Que regard portez-vous sur les transcriptions de Liszt, qui vont bien au-delà de la seule « adaptation » au clavier ?
La notation musicale, comme on le sait, ne permet pas la fixation d’une multitude de paramètres fondamentaux, comme la fluctuations de tempo, par exemple. Toute notation écrite est déjà, en elle-même, transcription d’une pensée musicale abstraite. Busoni le pensait. La précision dogmatique n’existe pas, en la matière. Que pensez, sinon, de ces œuvres que les compositeurs ont écrites puis réécrites à de nombreuses reprises ? En transférant son idée sur la portée, Beethoven réalise déjà une adaptation de son matériau au contexte d’écriture pianistique. Mais cette même idée impalpable qui est l’origine des Sonates et aussi celle qui est à l’origine des Symphonies (Beethoven se sert par exemple du fameux motif « du destin » aussi bien dans sa 5ème Symphonie que dans La Tempête ou l’Appassionata). Je m’amuse qu’on évoque toujours le passage, en musique, de l’orchestre au piano, mais jamais le trajet inverse, or dans les Sonates pour violoncelle certaines parties dévolues au violoncelle sont d’écriture typiquement pianistique. Dans les Concertos, Beethoven traite les éléments moteurs de la même façon, qu’il les distribue aux cordes ou au piano : ce sont là des idées, des concepts, qu’il manie. Si l’on pousse la logique busonienne à son maximum, on s’autorise ainsi à penser que l’opération qui consiste à assurer la matérialisation sonore d’une partition est en soi l’énième transcription d’une idée originelle ayant germé dans le cerveau du compositeur.

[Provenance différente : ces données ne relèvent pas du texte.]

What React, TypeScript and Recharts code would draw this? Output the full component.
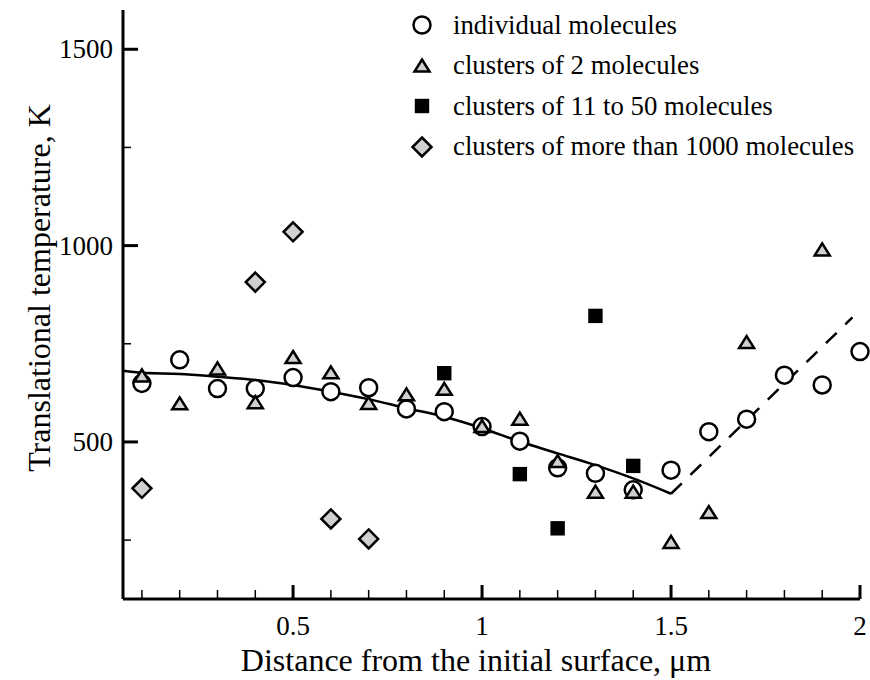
import { ComposedChart, Scatter, Line, XAxis, YAxis, Legend, Label } from 'recharts';

// Distance from the initial surface, um
const xTicks = [0.1, 0.2, 0.3, 0.4, 0.5, 0.6, 0.7, 0.8, 0.9, 1, 1.1, 1.2, 1.3, 1.4, 1.5, 1.6, 1.7, 1.8, 1.9, 2];
const xMajor = [0.5, 1, 1.5, 2];
const yTicks = [250, 500, 750, 1000, 1250, 1500];
const yMajor = [500, 1000, 1500];

// individual molecules
const molX = [0.1, 0.2, 0.3, 0.4, 0.5, 0.6, 0.7, 0.8, 0.9, 1.0, 1.1, 1.2, 1.3, 1.4, 1.5, 1.6, 1.7, 1.8, 1.9, 2.0];
const molY = [649, 709, 636, 636, 664, 628, 638, 584, 577, 539, 502, 434, 420, 378, 428, 526, 558, 670, 645, 730];

// clusters of 2 molecules
const c2X = [0.1, 0.2, 0.3, 0.4, 0.5, 0.6, 0.7, 0.8, 0.9, 1.0, 1.1, 1.2, 1.3, 1.4, 1.5, 1.6, 1.7, 1.9];
const c2Y = [668, 597, 686, 600, 715, 676, 598, 620, 634, 539, 558, 450, 372, 372, 244, 320, 753, 989];

// clusters of 11 to 50 molecules
const c11X = [0.9, 1.1, 1.2, 1.3, 1.4];
const c11Y = [675, 418, 280, 821, 439];

// clusters of more than 1000 molecules
const c1000X = [0.1, 0.4, 0.5, 0.6, 0.7];
const c1000Y = [382, 907, 1035, 304, 253];

// fitted curves
const fitX = [0.05, 0.1, 0.2, 0.3, 0.4, 0.5, 0.6, 0.7, 0.8, 0.9, 1.0, 1.1, 1.2, 1.3, 1.4, 1.5];
const fitY = [681, 676, 673, 666, 658, 645, 628, 609, 586, 564, 535, 501, 471, 441, 407, 368];
const dashX = [1.5, 1.98];
const dashY = [368, 817];

const zip = (xs: number[], ys: number[]) => xs.map((x, i) => ({ x, y: ys[i] }));

const FONT = '"Liberation Serif", Tinos, "Times New Roman", "Nimbus Roman", "DejaVu Serif", serif';
const GRAY = '#d0d0d0';

const CircleMark = ({ cx, cy }: any) => (
  <circle cx={cx} cy={cy} r={8.5} fill="#fff" stroke="#000" strokeWidth={2.5} />
);
const TriangleMark = ({ cx, cy }: any) => (
  <path d={`M${cx},${cy - 6.5} L${cx + 7.5},${cy + 5.5} L${cx - 7.5},${cy + 5.5} Z`} fill={GRAY} stroke="#000" strokeWidth={2.5} strokeLinejoin="miter" />
);
const SquareMark = ({ cx, cy }: any) => (
  <rect x={cx - 7.2} y={cy - 7.2} width={14.4} height={14.4} fill="#000" />
);
const DiamondMark = ({ cx, cy }: any) => (
  <path d={`M${cx},${cy - 9.5} L${cx + 9.5},${cy} L${cx},${cy + 9.5} L${cx - 9.5},${cy} Z`} fill={GRAY} stroke="#000" strokeWidth={2.5} />
);

const legendItems = [
  { name: 'individual molecules', Mark: CircleMark },
  { name: 'clusters of 2 molecules', Mark: TriangleMark },
  { name: 'clusters of 11 to 50 molecules', Mark: SquareMark },
  { name: 'clusters of more than 1000 molecules', Mark: DiamondMark },
];

const XTick = (props: any) => {
  const { x, y, payload } = props;
  const major = xMajor.includes(payload.value);
  return (
    <g>
      <line x1={x} y1={y} x2={x} y2={y - (major ? 14 : 9)} stroke="#000" strokeWidth={major ? 3 : 1.5} />
      {major && (
        <text x={x} y={y + 36} textAnchor="middle" fontFamily={FONT} fontSize={27} fill="#000">
          {payload.value}
        </text>
      )}
    </g>
  );
};

const YTick = (props: any) => {
  const { x, y, payload } = props;
  const major = yMajor.includes(payload.value);
  return (
    <g>
      <line x1={x} y1={y} x2={x + (major ? 15 : 8)} y2={y} stroke="#000" strokeWidth={major ? 3 : 1.5} />
      {major && (
        <text x={x - 10} y={y + 9} textAnchor="end" fontFamily={FONT} fontSize={27} fill="#000">
          {payload.value}
        </text>
      )}
    </g>
  );
};

const LegendBox = () => (
  <div style={{ fontFamily: FONT, fontSize: 26.8, color: '#000' }}>
    {legendItems.map(({ name, Mark }) => (
      <div key={name} style={{ display: 'flex', alignItems: 'center', height: 40.5 }}>
        <svg width={30} height={30} style={{ marginRight: 16 }}>
          <Mark cx={15} cy={15} />
        </svg>
        <span style={{ whiteSpace: 'nowrap' }}>{name}</span>
      </div>
    ))}
  </div>
);

export default function App() {
  return (
    <div style={{ position: 'absolute', left: 0, top: 0 }}>
      <ComposedChart width={870} height={680} margin={{ top: 10, right: 10, bottom: 0, left: 0 }}>
        <XAxis
          type="number"
          dataKey="x"
          domain={[0.05, 2]}
          ticks={xTicks}
          interval={0}
          height={81}
          tickSize={0}
          tickMargin={0}
          tickLine={false}
          axisLine={{ stroke: '#000', strokeWidth: 3 }}
          tick={<XTick />}
        >
          <Label
            content={() => (
              <text x={476} y={671} textAnchor="middle" fontFamily={FONT} fontSize={32} fill="#000">
                Distance from the initial surface, μm
              </text>
            )}
          />
        </XAxis>
        <YAxis
          type="number"
          dataKey="y"
          domain={[100, 1600]}
          ticks={yTicks}
          interval={0}
          width={123}
          tickSize={0}
          tickMargin={0}
          tickLine={false}
          axisLine={{ stroke: '#000', strokeWidth: 3 }}
          tick={<YTick />}
        >
          <Label
            content={() => (
              <text
                x={50}
                y={288}
                transform="rotate(-90 50 288)"
                textAnchor="middle"
                fontFamily={FONT}
                fontSize={32}
                fill="#000"
              >
                Translational temperature, K
              </text>
            )}
          />
        </YAxis>
        <Legend
          layout="vertical"
          align="center"
          verticalAlign="middle"
          content={<LegendBox />}
          wrapperStyle={{ left: 407, top: 5, width: 462 }}
        />
        <Scatter name="individual molecules" data={zip(molX, molY)} shape={<CircleMark />} isAnimationActive={false} />
        <Scatter name="clusters of 2 molecules" data={zip(c2X, c2Y)} shape={<TriangleMark />} isAnimationActive={false} />
        <Scatter name="clusters of 11 to 50 molecules" data={zip(c11X, c11Y)} shape={<SquareMark />} isAnimationActive={false} />
        <Scatter name="clusters of more than 1000 molecules" data={zip(c1000X, c1000Y)} shape={<DiamondMark />} isAnimationActive={false} />
        <Line
          data={zip(fitX, fitY)}
          dataKey="y"
          type="monotone"
          stroke="#000"
          strokeWidth={2.5}
          dot={false}
          activeDot={false}
          legendType="none"
          isAnimationActive={false}
        />
        <Line
          data={zip(dashX, dashY)}
          dataKey="y"
          type="linear"
          stroke="#000"
          strokeWidth={2.5}
          strokeDasharray="15 12"
          dot={false}
          activeDot={false}
          legendType="none"
          isAnimationActive={false}
        />
      </ComposedChart>
    </div>
  );
}
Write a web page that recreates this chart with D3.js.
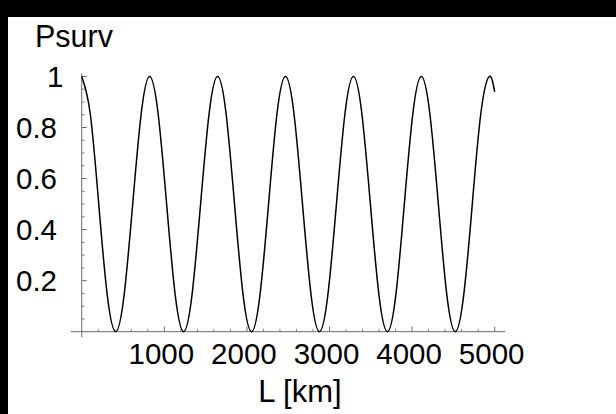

Que bénéfice retirez-vous, comme interprète, de la confrontation de ces deux immenses cycles beethovéniens ?
Se mesurer à la recréation pianistique des symphonies vues à travers les yeux, les oreilles, la culture et la sensibilité d’un créateur de génie comme le fut Liszt laisse nécessairement des traces, au niveau de l’interprétation des Sonates. Jouer les neuf symphonies, et non plus seulement les analyser ou les écouter permet de profiter pleinement, au piano, de la dimension verticale de l’orchestre, dont il doit rester quelque chose. Les Sonates prouvent dans leur succession le développement de l’instrument, l’extension du clavier, l’exploitation de plus en plus hardie des pédales, mais n’oublions pas que la 1ère Symphonie a été écrite après dix sonates pour piano. Cette mise en abîme des cycles pousse à dépasser une seule « lecture à la lettre » des œuvres, à percer davantage le processus générateur des œuvres du compositeur.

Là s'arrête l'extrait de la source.